Con ello se consigue una mixtura de multiplicidad óptima, ayudada por su estructura narrativa que avanza, a modo de reconstrucciones y soliloquios, en flashback y flashforward, añadiendo varias capas de fragmentación en el tiempo y el espacio. La primera mitad de la temporada se centra principalmente en la relación personal que nace entre tan equidistantes caracteres, confrontando en continuidad, y el modo en que cada uno valora las situaciones, cuestiona los acontecimientos y estrecha nexos de unión para resolver la intriga criminal.
Cocinada a fuego lento, la serie no presenta prisas ni meandros innecesarios en la descripción de tan complejas personalidades (un padre de familia alcohólico e infiel frente a un perspicaz y sociópata lobo solitario con tendencia a la obsesión y la autodestrucción). Pizzolatto juega a ser un hermano Grimm, o ambos, y construye un engranaje temático servido a partir del rastro de migas de pan que los detectives Rust Cohle (McConaughey) y Martin Hart (Harrelson) persiguen con ahínco y desesperación, no solo para resolver el enigmático caso homicida sino también para reconducir unas vidas abocadas al tormento y la oscuridad existencial. Sobre ello hacen mella la superlativa labor de maquillaje y el camaleónico registro de sus actores, en especial del inefable McConaughey.
Con el devenir de los episodios, el lazo se estrecha de forma inteligente y consecuente, precipitando un apocalipsis personal que da paso a un apocalipsis colectivo, filmado con absoluta elegancia y percutiendo en una fuerte escenografía icónica, rastro de una crónica en clave de repugnancia sobre los abismos de la condición humana. Esta ambición conduce a excelentes resultados formales como el milagroso e inolvidable plano secuencia que cierra el cuarto capítulo, uno de los más relevantes del serial. Una agudeza que mantiene su interés en todo momento y que no decae desde la presentación descarnada del homicidio del primer capítulo, con las consiguientes cartas boca arriba de sus personajes, hasta el agónico monólogo que se larga McConaughey con bata de paciente hospitalario en el octavo y conclusivo episodio.

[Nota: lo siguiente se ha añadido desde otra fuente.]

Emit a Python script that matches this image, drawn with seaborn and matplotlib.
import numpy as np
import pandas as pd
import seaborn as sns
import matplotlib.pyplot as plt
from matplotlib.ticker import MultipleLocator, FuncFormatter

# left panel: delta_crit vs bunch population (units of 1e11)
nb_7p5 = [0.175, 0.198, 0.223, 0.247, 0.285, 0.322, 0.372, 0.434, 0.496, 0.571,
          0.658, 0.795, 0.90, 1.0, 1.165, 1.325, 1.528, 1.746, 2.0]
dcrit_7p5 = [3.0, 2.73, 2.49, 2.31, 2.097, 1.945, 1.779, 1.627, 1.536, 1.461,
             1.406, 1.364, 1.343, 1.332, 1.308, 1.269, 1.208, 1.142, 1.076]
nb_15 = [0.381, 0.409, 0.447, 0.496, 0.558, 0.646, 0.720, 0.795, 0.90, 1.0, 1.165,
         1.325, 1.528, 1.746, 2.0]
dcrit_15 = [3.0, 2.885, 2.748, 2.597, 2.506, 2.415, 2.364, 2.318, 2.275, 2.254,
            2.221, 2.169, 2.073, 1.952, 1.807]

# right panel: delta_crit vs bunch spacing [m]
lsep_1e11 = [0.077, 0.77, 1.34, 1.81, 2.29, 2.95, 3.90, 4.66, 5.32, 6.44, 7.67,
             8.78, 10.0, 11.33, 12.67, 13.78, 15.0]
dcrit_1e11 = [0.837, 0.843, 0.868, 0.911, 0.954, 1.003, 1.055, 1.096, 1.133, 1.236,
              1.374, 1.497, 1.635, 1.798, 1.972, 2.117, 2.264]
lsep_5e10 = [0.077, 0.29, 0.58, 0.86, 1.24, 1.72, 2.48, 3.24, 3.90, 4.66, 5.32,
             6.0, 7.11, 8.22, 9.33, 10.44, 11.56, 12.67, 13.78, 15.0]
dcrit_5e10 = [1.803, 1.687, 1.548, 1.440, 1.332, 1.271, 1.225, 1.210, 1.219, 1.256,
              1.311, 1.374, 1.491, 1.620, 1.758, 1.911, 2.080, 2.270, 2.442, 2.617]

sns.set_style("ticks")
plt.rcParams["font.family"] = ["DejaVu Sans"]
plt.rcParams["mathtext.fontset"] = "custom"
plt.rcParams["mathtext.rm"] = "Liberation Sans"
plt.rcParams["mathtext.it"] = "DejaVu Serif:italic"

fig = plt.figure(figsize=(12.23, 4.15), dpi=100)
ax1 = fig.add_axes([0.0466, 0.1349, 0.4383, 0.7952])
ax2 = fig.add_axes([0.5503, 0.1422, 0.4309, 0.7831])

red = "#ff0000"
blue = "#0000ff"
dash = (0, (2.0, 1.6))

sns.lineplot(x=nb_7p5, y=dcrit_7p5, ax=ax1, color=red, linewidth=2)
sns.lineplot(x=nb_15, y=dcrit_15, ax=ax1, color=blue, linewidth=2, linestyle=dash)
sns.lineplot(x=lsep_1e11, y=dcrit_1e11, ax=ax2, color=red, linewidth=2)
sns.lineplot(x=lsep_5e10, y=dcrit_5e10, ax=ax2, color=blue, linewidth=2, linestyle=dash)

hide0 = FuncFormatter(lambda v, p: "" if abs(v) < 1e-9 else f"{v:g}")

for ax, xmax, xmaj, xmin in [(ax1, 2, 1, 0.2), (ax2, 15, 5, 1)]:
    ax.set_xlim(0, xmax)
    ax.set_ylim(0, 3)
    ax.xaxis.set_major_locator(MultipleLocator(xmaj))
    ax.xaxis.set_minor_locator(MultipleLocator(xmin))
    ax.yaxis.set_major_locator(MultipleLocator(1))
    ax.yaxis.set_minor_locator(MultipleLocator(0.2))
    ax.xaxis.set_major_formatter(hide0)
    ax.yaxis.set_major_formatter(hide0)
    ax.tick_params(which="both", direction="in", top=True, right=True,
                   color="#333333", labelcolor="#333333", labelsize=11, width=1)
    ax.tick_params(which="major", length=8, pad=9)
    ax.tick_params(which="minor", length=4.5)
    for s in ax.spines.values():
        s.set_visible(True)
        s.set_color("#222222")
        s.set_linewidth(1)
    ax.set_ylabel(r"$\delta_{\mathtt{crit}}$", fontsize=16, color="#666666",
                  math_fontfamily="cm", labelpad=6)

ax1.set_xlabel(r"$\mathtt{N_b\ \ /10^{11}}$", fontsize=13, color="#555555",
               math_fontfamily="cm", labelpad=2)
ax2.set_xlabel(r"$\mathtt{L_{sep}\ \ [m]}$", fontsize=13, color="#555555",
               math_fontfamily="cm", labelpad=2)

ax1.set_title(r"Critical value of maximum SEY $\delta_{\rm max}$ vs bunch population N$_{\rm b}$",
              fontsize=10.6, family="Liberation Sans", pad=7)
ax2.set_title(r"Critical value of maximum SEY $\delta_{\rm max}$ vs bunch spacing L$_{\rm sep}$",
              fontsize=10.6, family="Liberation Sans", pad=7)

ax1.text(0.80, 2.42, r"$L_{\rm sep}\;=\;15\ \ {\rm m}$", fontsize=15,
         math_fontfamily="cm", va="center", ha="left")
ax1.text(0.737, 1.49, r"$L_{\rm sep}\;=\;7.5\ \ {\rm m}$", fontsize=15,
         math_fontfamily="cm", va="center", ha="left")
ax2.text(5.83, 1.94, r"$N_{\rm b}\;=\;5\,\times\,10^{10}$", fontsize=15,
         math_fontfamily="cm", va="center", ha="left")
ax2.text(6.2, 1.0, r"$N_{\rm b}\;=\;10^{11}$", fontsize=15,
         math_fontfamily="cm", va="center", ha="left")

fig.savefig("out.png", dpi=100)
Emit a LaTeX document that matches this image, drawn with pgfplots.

Decían del texano, reciente ganador del Oscar y Globo de Oro al mejor actor por Dallas Buyers Club, que esta serie podría ser su puente de consagración y lucimiento para optar a dichos premios que finalmente se llevó a casa. Pocas veces se puede dar fe de un verdadero renacimiento en la carrera de un intérprete. Algo que también le ocurrirá al formato de la serie, concebido para que dos estrellas diferentes protagonicen una nueva intriga en cada temporada. El tiempo, a corto plazo, dirá si las trayectorias de ambos continúan siendo tan meteóricas como, a día de hoy, ya se apuntan con unanimidad.